[WRITTEN PROBLEM]
Below are entries; repeat exactly, and nothing else, the lines from the one holding "Give me the TikZ source for this diagram." through the one holding "(ctrlflow) at (129,58)", inclusive. Leave the pictures out.

[RECORD LIST]
** BEGIN **

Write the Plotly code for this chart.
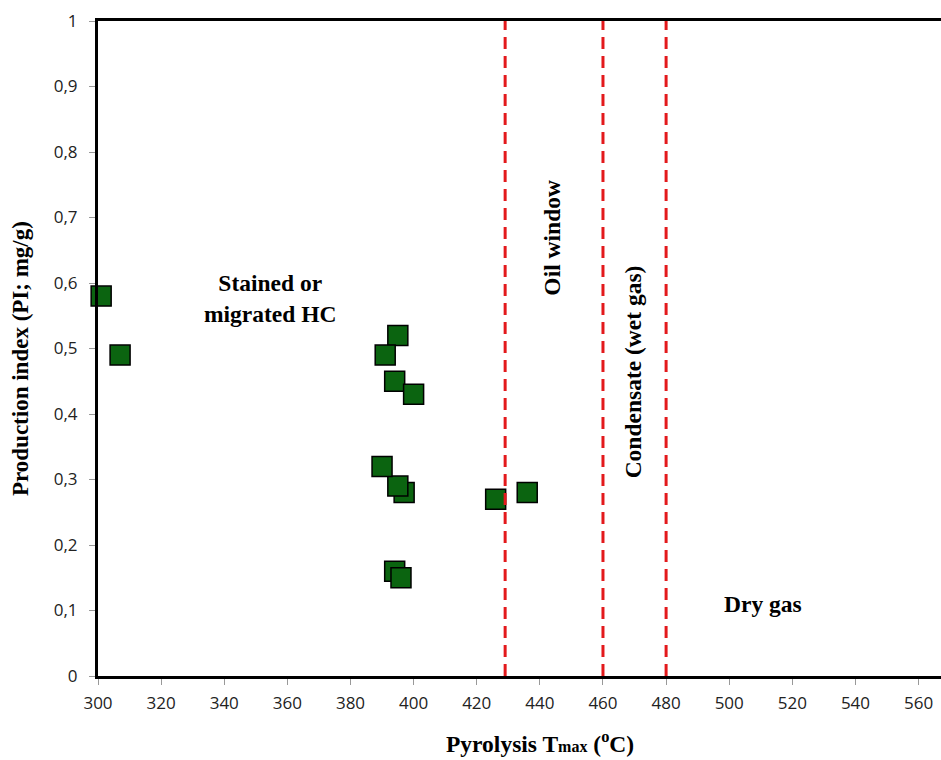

** END **
** BEGIN **

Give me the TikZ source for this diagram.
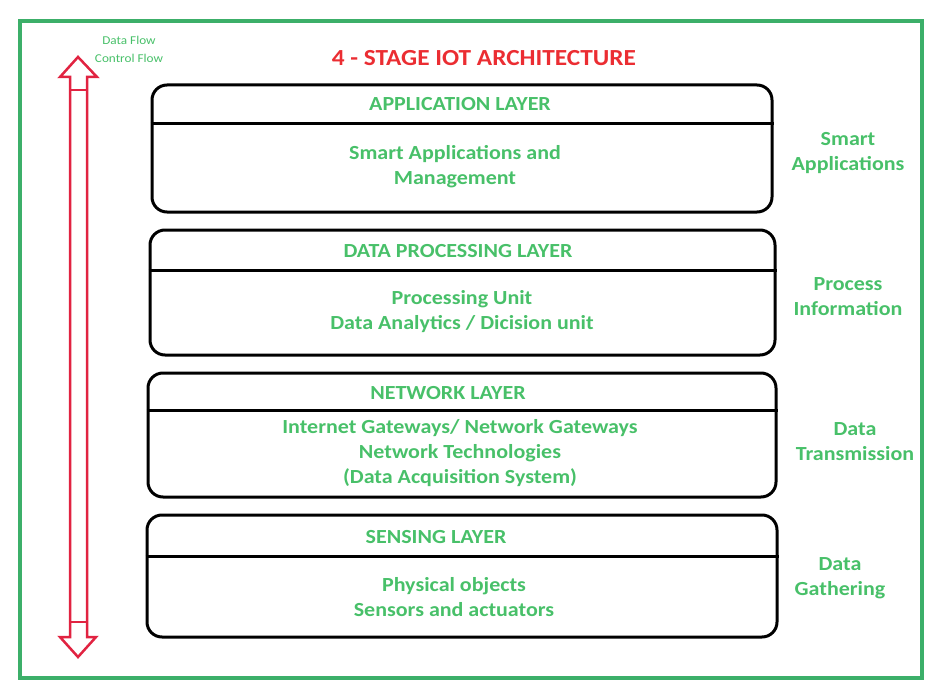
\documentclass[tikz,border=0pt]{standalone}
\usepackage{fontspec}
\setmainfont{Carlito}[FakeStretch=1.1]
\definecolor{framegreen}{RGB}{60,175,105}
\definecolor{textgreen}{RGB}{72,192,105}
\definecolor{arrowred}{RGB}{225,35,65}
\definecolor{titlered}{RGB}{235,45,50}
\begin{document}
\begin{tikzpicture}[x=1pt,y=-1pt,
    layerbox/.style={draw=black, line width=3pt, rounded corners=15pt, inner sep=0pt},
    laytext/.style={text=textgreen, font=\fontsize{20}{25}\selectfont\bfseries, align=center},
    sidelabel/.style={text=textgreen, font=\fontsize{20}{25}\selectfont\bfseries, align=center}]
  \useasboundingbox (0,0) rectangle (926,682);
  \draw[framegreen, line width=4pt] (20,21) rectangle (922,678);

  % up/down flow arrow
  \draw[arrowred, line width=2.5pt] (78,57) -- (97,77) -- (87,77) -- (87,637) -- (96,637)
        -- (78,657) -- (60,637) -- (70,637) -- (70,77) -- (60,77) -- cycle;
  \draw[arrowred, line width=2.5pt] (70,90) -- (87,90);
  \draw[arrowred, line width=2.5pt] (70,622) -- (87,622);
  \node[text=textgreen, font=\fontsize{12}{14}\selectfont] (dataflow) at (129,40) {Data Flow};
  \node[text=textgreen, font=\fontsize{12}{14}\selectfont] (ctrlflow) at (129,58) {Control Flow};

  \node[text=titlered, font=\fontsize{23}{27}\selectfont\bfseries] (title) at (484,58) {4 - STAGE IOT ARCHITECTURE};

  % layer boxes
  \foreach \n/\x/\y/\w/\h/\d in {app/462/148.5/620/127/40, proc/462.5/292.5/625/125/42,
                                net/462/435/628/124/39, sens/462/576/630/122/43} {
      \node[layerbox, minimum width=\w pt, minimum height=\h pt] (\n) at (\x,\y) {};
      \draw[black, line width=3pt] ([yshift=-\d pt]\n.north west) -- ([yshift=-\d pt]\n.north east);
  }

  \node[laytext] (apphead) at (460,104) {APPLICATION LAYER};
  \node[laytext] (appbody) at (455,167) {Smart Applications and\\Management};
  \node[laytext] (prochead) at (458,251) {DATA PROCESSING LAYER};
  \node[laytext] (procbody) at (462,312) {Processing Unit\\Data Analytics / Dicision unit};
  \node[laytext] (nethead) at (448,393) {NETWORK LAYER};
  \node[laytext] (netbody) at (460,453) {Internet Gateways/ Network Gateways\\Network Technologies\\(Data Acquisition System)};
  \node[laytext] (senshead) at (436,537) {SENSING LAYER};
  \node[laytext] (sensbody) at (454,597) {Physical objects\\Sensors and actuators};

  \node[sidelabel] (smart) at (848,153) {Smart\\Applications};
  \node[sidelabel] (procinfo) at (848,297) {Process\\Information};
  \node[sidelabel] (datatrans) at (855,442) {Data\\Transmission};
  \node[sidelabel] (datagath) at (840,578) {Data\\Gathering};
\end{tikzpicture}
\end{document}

** END **
** BEGIN **

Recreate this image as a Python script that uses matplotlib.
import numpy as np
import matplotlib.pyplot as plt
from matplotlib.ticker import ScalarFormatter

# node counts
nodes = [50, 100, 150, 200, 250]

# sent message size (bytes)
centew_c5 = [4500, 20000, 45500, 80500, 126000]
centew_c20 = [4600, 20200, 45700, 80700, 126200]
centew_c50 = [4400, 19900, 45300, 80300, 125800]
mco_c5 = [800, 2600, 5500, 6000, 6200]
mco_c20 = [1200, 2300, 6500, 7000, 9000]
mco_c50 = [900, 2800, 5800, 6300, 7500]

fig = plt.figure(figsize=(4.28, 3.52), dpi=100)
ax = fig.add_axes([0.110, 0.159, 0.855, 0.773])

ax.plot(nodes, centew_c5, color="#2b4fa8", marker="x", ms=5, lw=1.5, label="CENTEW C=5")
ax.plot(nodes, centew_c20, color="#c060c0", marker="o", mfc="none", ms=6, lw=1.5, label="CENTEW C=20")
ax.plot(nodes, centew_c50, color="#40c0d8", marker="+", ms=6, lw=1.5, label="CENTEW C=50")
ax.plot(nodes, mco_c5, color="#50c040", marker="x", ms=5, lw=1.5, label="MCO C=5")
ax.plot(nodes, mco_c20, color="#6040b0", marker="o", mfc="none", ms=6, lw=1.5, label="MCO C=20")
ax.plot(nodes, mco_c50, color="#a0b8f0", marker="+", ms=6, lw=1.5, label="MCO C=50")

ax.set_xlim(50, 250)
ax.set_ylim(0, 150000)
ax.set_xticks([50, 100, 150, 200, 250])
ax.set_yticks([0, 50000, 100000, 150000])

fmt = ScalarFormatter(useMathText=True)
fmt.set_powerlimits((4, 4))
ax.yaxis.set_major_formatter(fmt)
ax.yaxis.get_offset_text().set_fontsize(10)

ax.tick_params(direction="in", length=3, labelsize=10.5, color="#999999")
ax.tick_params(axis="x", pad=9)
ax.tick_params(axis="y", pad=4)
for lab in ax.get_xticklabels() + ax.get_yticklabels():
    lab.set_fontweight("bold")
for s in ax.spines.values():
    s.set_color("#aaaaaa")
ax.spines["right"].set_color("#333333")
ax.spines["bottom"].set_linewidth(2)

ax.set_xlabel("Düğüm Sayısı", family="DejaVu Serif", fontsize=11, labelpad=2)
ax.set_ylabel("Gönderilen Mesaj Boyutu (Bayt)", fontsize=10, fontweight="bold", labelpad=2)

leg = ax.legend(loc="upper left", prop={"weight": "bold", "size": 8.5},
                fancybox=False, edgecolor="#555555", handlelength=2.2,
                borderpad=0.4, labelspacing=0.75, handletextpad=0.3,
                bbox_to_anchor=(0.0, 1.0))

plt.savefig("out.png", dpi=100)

** END **

[WRITTEN RESPONSE]
Give me the TikZ source for this diagram.
\documentclass[tikz,border=0pt]{standalone}
\usepackage{fontspec}
\setmainfont{Carlito}[FakeStretch=1.1]
\definecolor{framegreen}{RGB}{60,175,105}
\definecolor{textgreen}{RGB}{72,192,105}
\definecolor{arrowred}{RGB}{225,35,65}
\definecolor{titlered}{RGB}{235,45,50}
\begin{document}
\begin{tikzpicture}[x=1pt,y=-1pt,
    layerbox/.style={draw=black, line width=3pt, rounded corners=15pt, inner sep=0pt},
    laytext/.style={text=textgreen, font=\fontsize{20}{25}\selectfont\bfseries, align=center},
    sidelabel/.style={text=textgreen, font=\fontsize{20}{25}\selectfont\bfseries, align=center}]
  \useasboundingbox (0,0) rectangle (926,682);
  \draw[framegreen, line width=4pt] (20,21) rectangle (922,678);

  % up/down flow arrow
  \draw[arrowred, line width=2.5pt] (78,57) -- (97,77) -- (87,77) -- (87,637) -- (96,637)
        -- (78,657) -- (60,637) -- (70,637) -- (70,77) -- (60,77) -- cycle;
  \draw[arrowred, line width=2.5pt] (70,90) -- (87,90);
  \draw[arrowred, line width=2.5pt] (70,622) -- (87,622);
  \node[text=textgreen, font=\fontsize{12}{14}\selectfont] (dataflow) at (129,40) {Data Flow};
  \node[text=textgreen, font=\fontsize{12}{14}\selectfont] (ctrlflow) at (129,58) {Control Flow};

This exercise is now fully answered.